Em primeiro lugar, gostaria de salientar que de forma alguma foi solicitado trancar a lei. Somos contra qualquer atitude ou gesto de intolerância ou ódio para com as pessoas devido à sua orientação sexual, bem como seu pertencimento étnico ou crenças. Nossa preocupação diz respeito aos problemas interpretativos que poderiam surgir caso fosse adotado um texto de conteúdos vagos e incertos, o que acabaria levando para a esfera judicial a definição do que é crime e do que não é.cSem, no entanto, dar ao juiz os parâmetros necessários para distinguir.
O conceito de discriminação permanece com conteúdo muito vago. Na falta de uma especificação adequada, corre o risco de colocar juntos os mais diversos comportamentos e, portanto, tornar punível qualquer possível distinção entre homem e mulher, com consequências que podem revelar-se paradoxais e que, a nosso ver, devem ser evitadas, enquanto ainda há tempo. A necessidade de definição é particularmente importante porque a normativa se move em um âmbito de relevância penal onde, como se sabe, o que é permitido e o que é proibido fazer deve ser bem definido.
A intervenção “preventiva” sobre uma lei ainda em discussão foi comentada negativamente. Como responde?

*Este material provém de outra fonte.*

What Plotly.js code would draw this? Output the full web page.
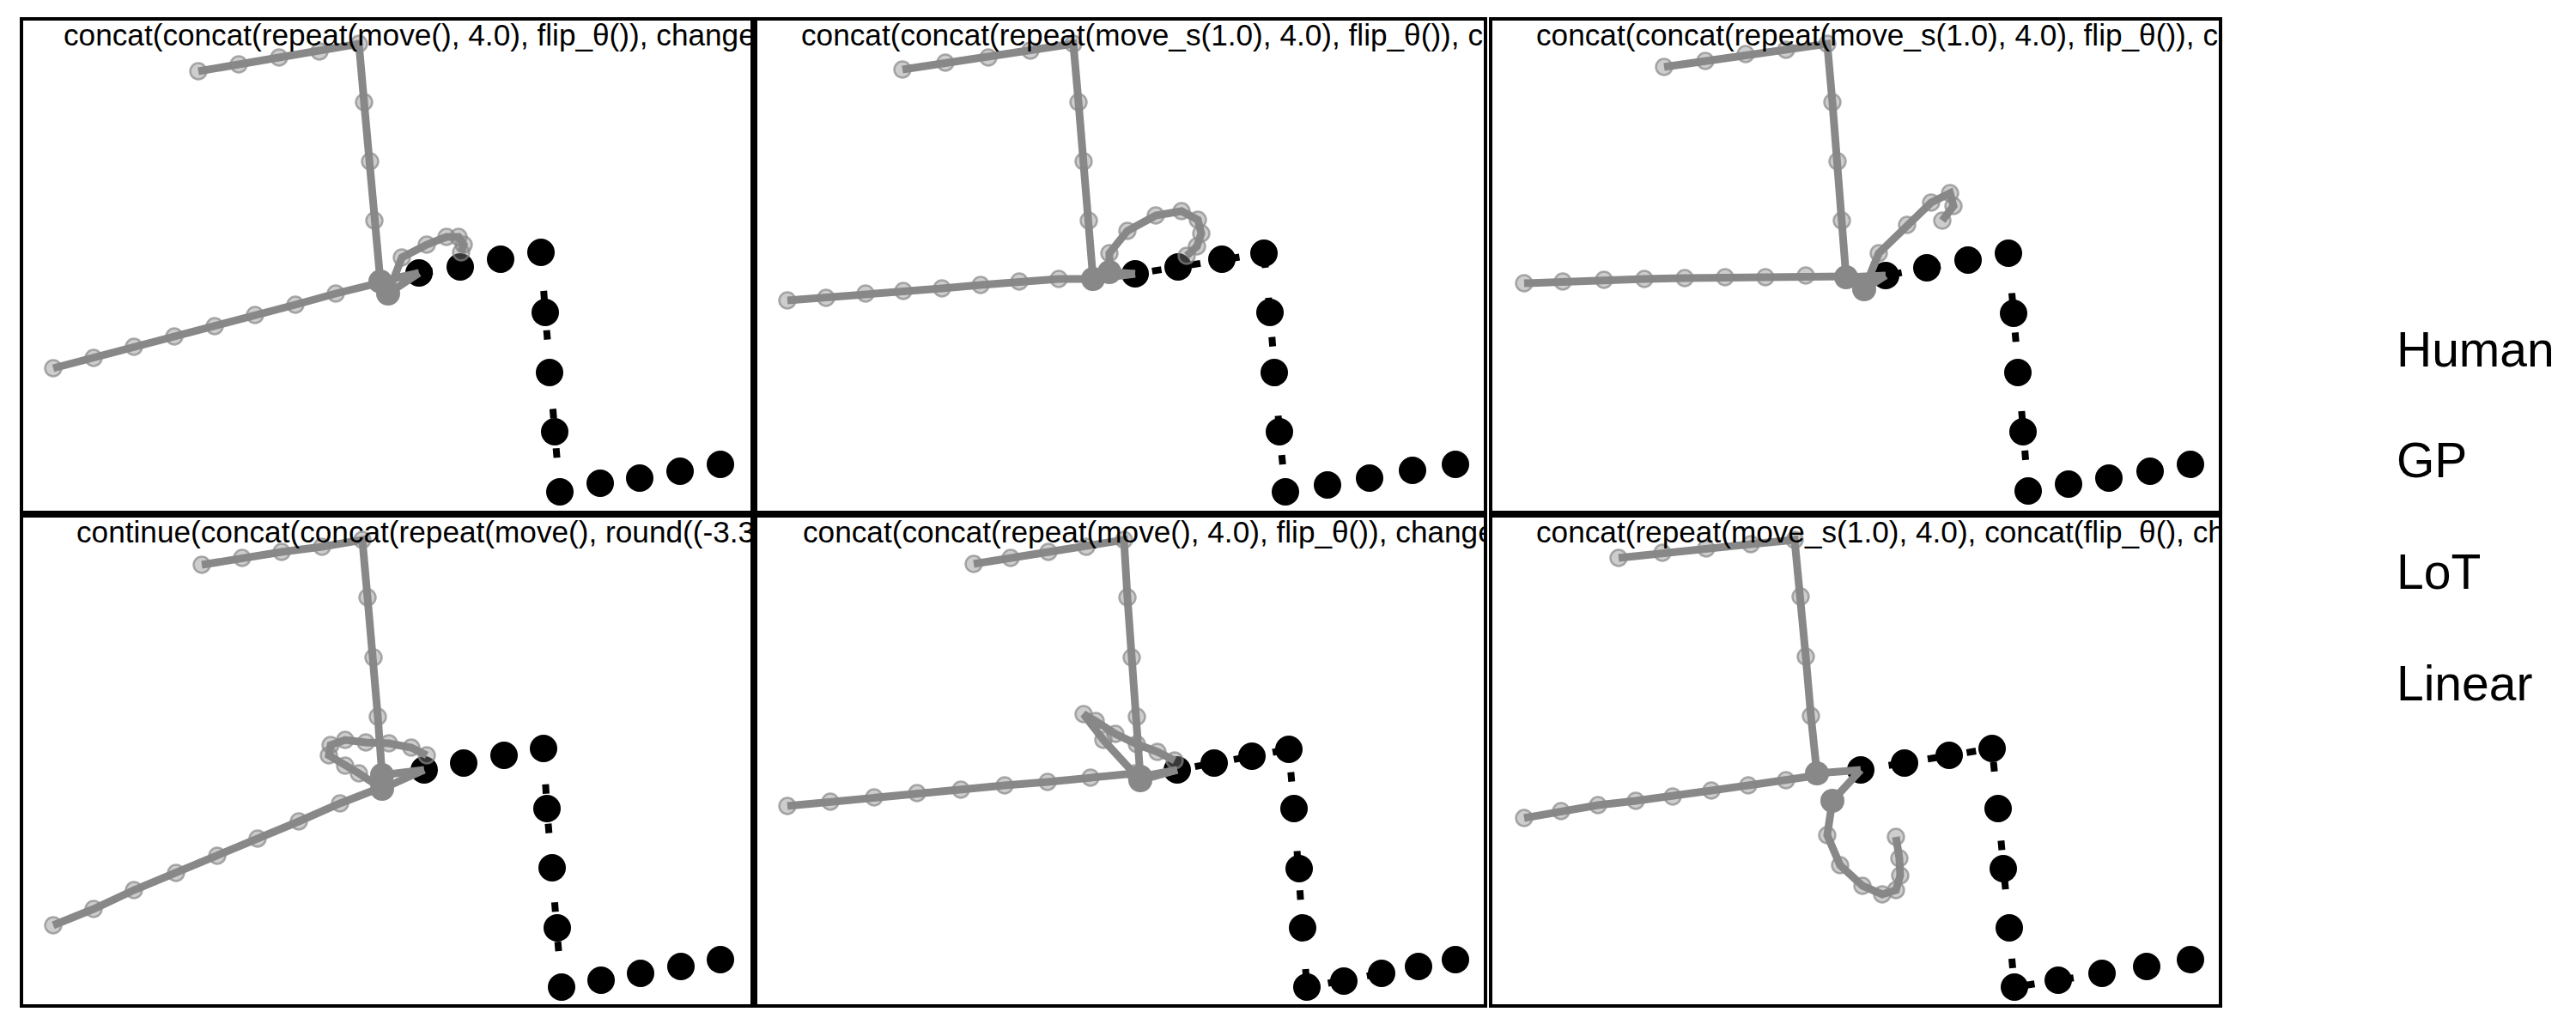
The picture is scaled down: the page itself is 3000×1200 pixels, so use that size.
<!DOCTYPE html>
<html>
<head>
<meta charset="utf-8">
<script src="https://cdn.plot.ly/plotly-3.0.1.min.js"></script>
<style>html,body{margin:0;padding:0;background:#fff;}</style>
</head>
<body>
<div id="chart" style="width:3000px;height:1200px;"></div>
<script>
// ---------------- DATA (local panel units, y up) ----------------
const titles = [
  "concat(concat(repeat(move(), 4.0), flip_θ()), change",
  "concat(concat(repeat(move_s(1.0), 4.0), flip_θ()), c",
  "concat(concat(repeat(move_s(1.0), 4.0), flip_θ()), c",
  "continue(concat(concat(repeat(move(), round((-3.3",
  "concat(concat(repeat(move(), 4.0), flip_θ()), change",
  "concat(repeat(move_s(1.0), 4.0), concat(flip_θ(), ch"
];
const legendLabels = ["Human", "GP", "LoT", "Linear"];

// Panel 1
const p1_hist_x = [204, 251, 298, 345, 391, 397, 404, 409, 416];
const p1_hist_y = [512, 520, 528, 535, 544, 476, 407, 338, 267];
const p1_back_x = [35, 82, 129, 176, 223, 270, 317, 364, 413];
const p1_back_y = [166, 178, 191, 203, 215, 228, 240, 253, 265];
const p1_curl_x = [425, 441, 470, 493, 507, 513, 510];
const p1_curl_y = [253, 295, 310, 319, 319, 310, 301];
const p1_human_x = [461, 509, 556, 603, 608, 613, 619, 625, 672, 718, 765, 812];
const p1_human_y = [277, 284, 293, 301, 231, 161, 92, 22, 32, 38, 46, 54];

// Panel 2
const p2_hist_x = [169, 219, 269, 318, 368, 374, 380, 386, 391];
const p2_hist_y = [514, 522, 528, 536, 544, 476, 407, 338, 270];
const p2_back_x = [35, 80, 126, 170, 215, 260, 305, 351, 391];
const p2_back_y = [245, 248, 253, 256, 259, 263, 267, 270, 270];
const p2_curl_x = [410, 410, 431, 464, 494, 513, 517, 512, 500];
const p2_curl_y = [278, 300, 326, 344, 349, 339, 323, 308, 297];
const p2_human_x = [440, 490, 541, 590, 597, 602, 608, 615, 664, 713, 763, 813];
const p2_human_y = [276, 284, 293, 300, 231, 161, 92, 22, 30, 38, 47, 54];

// Panel 3
const p3_hist_x = [200, 248, 295, 342, 390, 396, 402, 407, 412];
const p3_hist_y = [517, 524, 532, 537, 544, 476, 407, 338, 272];
const p3_back_x = [37, 82, 130, 177, 224, 271, 318, 365, 412];
const p3_back_y = [265, 267, 269, 270, 271, 272, 272, 274, 273];
const p3_curl_x = [433, 450, 483, 511, 533, 537, 524];
const p3_curl_y = [258, 300, 333, 359, 370, 355, 338];
const p3_human_x = [458, 506, 554, 601, 607, 612, 618, 624, 671, 718, 766, 813];
const p3_human_y = [274, 283, 292, 300, 230, 161, 92, 23, 31, 38, 46, 54];

// Panel 4
const p4_hist_x = [208, 255, 301, 348, 395, 401, 408, 413, 418];
const p4_hist_y = [512, 520, 527, 533, 541, 474, 404, 335, 267];
const p4_back_x = [35, 82, 129, 178, 226, 273, 321, 369, 418];
const p4_back_y = [92, 111, 133, 153, 173, 193, 213, 234, 253];
const p4_curl_x = [418, 391, 375, 356, 358, 375, 399, 426, 452, 470];
const p4_curl_y = [251, 269, 278, 290, 302, 308, 305, 304, 299, 290];
const p4_human_x = [467, 513, 560, 606, 610, 616, 622, 627, 673, 719, 766, 812];
const p4_human_y = [273, 281, 290, 298, 228, 159, 89, 20, 28, 36, 44, 52];

// Panel 5
const p5_hist_x = [252, 295, 339, 383, 427, 431, 436, 442, 446];
const p5_hist_y = [513, 520, 527, 533, 541, 474, 404, 335, 265];
const p5_back_x = [35, 85, 136, 186, 237, 288, 338, 388, 440];
const p5_back_y = [231, 236, 241, 246, 250, 255, 259, 264, 269];
const p5_curl_x = [446, 403, 380, 394, 417, 442, 466, 486];
const p5_curl_y = [261, 308, 338, 330, 315, 303, 294, 284];
const p5_human_x = [489, 532, 576, 619, 625, 631, 635, 640, 683, 727, 770, 813];
const p5_human_y = [273, 281, 289, 297, 228, 158, 89, 20, 27, 36, 44, 52];

// Panel 6
const p6_hist_x = [147, 198, 249, 301, 352, 359, 365, 371, 378];
const p6_hist_y = [520, 526, 531, 536, 541, 475, 405, 336, 269];
const p6_back_x = [37, 80, 123, 167, 210, 255, 298, 342, 381];
const p6_back_y = [217, 225, 232, 237, 242, 249, 255, 261, 267];
const p6_curl_x = [396, 390, 405, 431, 454, 470, 475, 474, 470];
const p6_curl_y = [237, 197, 162, 138, 128, 133, 150, 170, 195];
const p6_human_x = [429, 480, 532, 582, 589, 595, 602, 608, 659, 710, 762, 813];
const p6_human_y = [273, 281, 290, 298, 228, 158, 89, 20, 28, 36, 44, 52];

// ---------------- LAYOUT / STYLE ----------------
const FIG_W = 3000, FIG_H = 1200;
const colL = [27, 882, 1738], colR = [874, 1728, 2584];
const rowT = [24, 603], rowB = [595, 1170];
const titleOffset = [47, 51, 51, 62, 53, 51];
const dashPhase = [5, 20, 8, 45, 21, 33];   // dotted-line phase per panel (px)
const DASH_ON = 11, DASH_PERIOD = 46;
const GRAY = '#888888';
const FONT = 'Liberation Sans, Arial, Helvetica, sans-serif';

function dashFor(p) {
  if (p + DASH_ON <= DASH_PERIOD) {
    return [0, p, DASH_ON, DASH_PERIOD - DASH_ON - p].map(v => v + 'px').join(',');
  }
  const head = p + DASH_ON - DASH_PERIOD;
  return [head, DASH_PERIOD - DASH_ON, DASH_PERIOD - p, 0].map(v => v + 'px').join(',');
}

const panels = [
  {hx:p1_hist_x, hy:p1_hist_y, bx:p1_back_x, by:p1_back_y, cx:p1_curl_x, cy:p1_curl_y, ux:p1_human_x, uy:p1_human_y},
  {hx:p2_hist_x, hy:p2_hist_y, bx:p2_back_x, by:p2_back_y, cx:p2_curl_x, cy:p2_curl_y, ux:p2_human_x, uy:p2_human_y},
  {hx:p3_hist_x, hy:p3_hist_y, bx:p3_back_x, by:p3_back_y, cx:p3_curl_x, cy:p3_curl_y, ux:p3_human_x, uy:p3_human_y},
  {hx:p4_hist_x, hy:p4_hist_y, bx:p4_back_x, by:p4_back_y, cx:p4_curl_x, cy:p4_curl_y, ux:p4_human_x, uy:p4_human_y},
  {hx:p5_hist_x, hy:p5_hist_y, bx:p5_back_x, by:p5_back_y, cx:p5_curl_x, cy:p5_curl_y, ux:p5_human_x, uy:p5_human_y},
  {hx:p6_hist_x, hy:p6_hist_y, bx:p6_back_x, by:p6_back_y, cx:p6_curl_x, cy:p6_curl_y, ux:p6_human_x, uy:p6_human_y}
];

const traces = [];
const layout = {
  width: FIG_W, height: FIG_H,
  margin: {l:0, r:0, t:0, b:0, pad:0},
  paper_bgcolor: 'white', plot_bgcolor: 'white',
  showlegend: false,
  annotations: []
};

panels.forEach((d, k) => {
  const col = k % 3, row = Math.floor(k / 3);
  const n = k === 0 ? '' : String(k + 1);
  const xa = 'x' + n, ya = 'y' + n;
  const w = colR[col] - colL[col], h = rowB[row] - rowT[row];
  const axBase = {showline:true, mirror:true, linecolor:'black', linewidth:4,
    showgrid:false, zeroline:false, showticklabels:false, ticks:'', fixedrange:true};
  layout['xaxis' + n] = Object.assign({}, axBase, {
    domain:[colL[col]/FIG_W, colR[col]/FIG_W], range:[0, w], anchor: ya});
  layout['yaxis' + n] = Object.assign({}, axBase, {
    domain:[1 - rowB[row]/FIG_H, 1 - rowT[row]/FIG_H], range:[0, h], anchor: xa});

  const bX = d.ux[0], bY = d.uy[0];

  // Human trajectory: black dotted line with big black dots
  traces.push({type:'scatter', mode:'lines+markers', x:d.ux, y:d.uy, xaxis:xa, yaxis:ya,
    line:{color:'black', width:8, dash:dashFor(dashPhase[k])},
    marker:{color:'black', size:32}, hoverinfo:'skip'});

  // Gray paths
  const gx = [...d.hx, bX, null, ...d.bx, null, bX, ...d.cx];
  const gy = [...d.hy, bY, null, ...d.by, null, bY, ...d.cy];
  traces.push({type:'scatter', mode:'lines', x:gx, y:gy, xaxis:xa, yaxis:ya,
    connectgaps:false, line:{color:GRAY, width:9}, hoverinfo:'skip'});

  // Light translucent markers on gray points
  traces.push({type:'scatter', mode:'markers', x:[...d.hx, ...d.bx, ...d.cx], y:[...d.hy, ...d.by, ...d.cy],
    xaxis:xa, yaxis:ya,
    marker:{size:19, color:'rgba(136,136,136,0.42)', line:{color:'rgba(136,136,136,0.7)', width:2.5}},
    hoverinfo:'skip'});

  // Large gray points: end of history and start of the curl
  traces.push({type:'scatter', mode:'markers',
    x:[d.hx[d.hx.length-1], d.cx[0]], y:[d.hy[d.hy.length-1], d.cy[0]],
    xaxis:xa, yaxis:ya, marker:{size:28, color:GRAY}, hoverinfo:'skip'});

  // Panel title (clipped by the plot area)
  traces.push({type:'scatter', mode:'text', x:[titleOffset[k]], y:[h - 20], text:[titles[k]],
    textposition:'middle right', cliponaxis:true, xaxis:xa, yaxis:ya,
    textfont:{family:FONT, size:35.2, color:'black'}, hoverinfo:'skip'});
});

// Legend labels (text only)
const legendY = [407, 536, 666, 796];
legendLabels.forEach((lab, i) => {
  layout.annotations.push({text: lab, xref:'paper', yref:'paper', x: 2789/FIG_W, y: 1 - legendY[i]/FIG_H,
    xanchor:'left', yanchor:'middle', showarrow:false,
    font:{family:FONT, size:57, color:'black'}});
});

Plotly.newPlot('chart', traces, layout, {staticPlot:true, displayModeBar:false});
</script>
</body>
</html>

A intervenção foi sim 'preventiva', mas precisamente para apresentar os problemas antes que seja tarde demais. O projeto já foi aprovado, aliás, por um braço do Parlamento. Só uma intervenção posterior, ou seja, uma vez aprovada a lei, teria sido tardia. A Santa Sé poderia ter sido acusada de silêncio culposo, especialmente quando o assunto diz respeito a aspectos que são objeto de um acordo.
A iniciativa do Vaticano é considerada por alguns comentaristas como uma ingerência indébita ...
Não foi uma ingerência. O estado italiano é laico, não é um estado confessional, como reiterou o primeiro-ministro. Concordo plenamente com o Presidente Draghi sobre a natureza laica do Estado e sobre a soberania do Parlamento italiano. Por isso, escolheu-se o instrumento da Nota Verbal, que é o meio próprio de diálogo nas relações internacionais. Ao mesmo tempo, apreciei o apelo feito pelo primeiro-ministro no sentido de respeitar os princípios constitucionais e os empenhos internacionais. Nesse âmbito, existe um princípio fundamental, aquele para o qual pacta sunt servanda.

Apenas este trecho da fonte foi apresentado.